The SEC has no network, with its equivalent programming being shown on ESPN's SEC Network syndication package and other ESPN properties. When the topic of additional bowls came up recently, SEC transition chair Larry Templeton indicated that it would go first to ESPN (who owns and runs some bowls). There hasn't been so much as a whisper out of Birmingham indicating that the league will start its own network like the Big Ten and Pac-12 have, making the conference fully reliant on ESPN for exposure and distribution beyond the CBS game of the week.
Its future is bright.
Expanding the conference has given it a larger platform on which to grow. It already brings in plenty of money for its schools, and that money will only continue to grow. It won't be able to maximize its profits without a middleman-killing private label TV network, but no programs are in danger of falling into fiscal crisis like Rutgers and Maryland have. Everyone will have more than enough.

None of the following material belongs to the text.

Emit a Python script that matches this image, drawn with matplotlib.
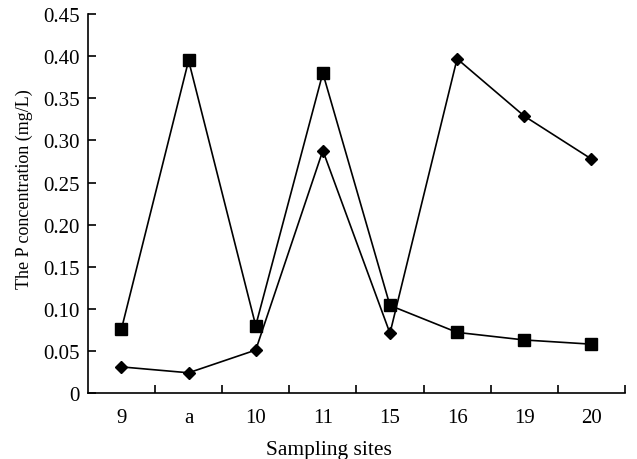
import matplotlib
matplotlib.use("Agg")
import matplotlib.pyplot as plt
import numpy as np

sites = ["9", "a", "10", "11", "15", "16", "19", "20"]
square_vals = [0.076, 0.395, 0.080, 0.380, 0.104, 0.072, 0.063, 0.058]
diamond_vals = [0.031, 0.024, 0.051, 0.288, 0.071, 0.397, 0.329, 0.278]
yticks = [0, 0.05, 0.10, 0.15, 0.20, 0.25, 0.30, 0.35, 0.40, 0.45]
ytick_labels = ["0", "0.05", "0.10", "0.15", "0.20", "0.25", "0.30", "0.35", "0.40", "0.45"]

plt.rcParams['font.family'] = ['Liberation Serif', 'DejaVu Serif']

fig = plt.figure(figsize=(6.37, 4.6), dpi=100)
ax = fig.add_axes([0.138, 0.1435, 0.843, 0.8235])

x = np.arange(len(sites))
ax.plot(x, square_vals, color='black', lw=1.2, marker='s', ms=8.5, zorder=3)
ax.plot(x, diamond_vals, color='black', lw=1.2, marker='D', ms=6.4, zorder=3)

ax.set_xlim(-0.5, len(sites) - 0.5)
ax.set_ylim(0, 0.45)
ax.set_yticks(yticks)
ax.set_yticklabels(ytick_labels)
ax.set_xticks(x)
ax.set_xticklabels(sites)
ax.set_xticks(np.arange(0.5, len(sites) + 0.5, 1.0), minor=True)

ax.tick_params(axis='x', which='major', length=0, labelsize=15, pad=11)
ax.tick_params(axis='x', which='minor', direction='in', length=6, width=1.2)
ax.tick_params(axis='y', direction='in', length=6, width=1.2, labelsize=15, pad=6)

for s in ['top', 'right']:
    ax.spines[s].set_visible(False)
for s in ['left', 'bottom']:
    ax.spines[s].set_linewidth(1.2)

ax.set_xlabel("Sampling sites", fontsize=15.5)
ax.xaxis.set_label_coords(0.449, -0.125)
ax.set_ylabel("The P concentration (mg/L)", fontsize=13)
ax.yaxis.set_label_coords(-0.102, 0.541)

fig.savefig("out.png", dpi=100)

The conference has the most devoted fans. The conference has the best collection of athletics programs. It has the best collection of coaches in the sport that matters most, football. There is no reason to think the SEC will not continue to experience great success into the future.
South Carolina Makes a Move in the Facilities Arms Race
South Carolina has announced that it is putting in a new video board at Williams-Brice Stadium that will be the third largest in the conference. They plan on it being ready for the opener next year. The school is also overhauling its tailgating area among other facilities projects that are already underway.
With all the money that floods into SEC schools annually, these are the kinds of projects schools do in order to keep up with the rest. The fact that South Carolina, which is not a traditional football power like some other SEC schools are, can keep up shows that Texas A&M and Mizzou should be able to compete just fine once they've been getting SEC money for a few years.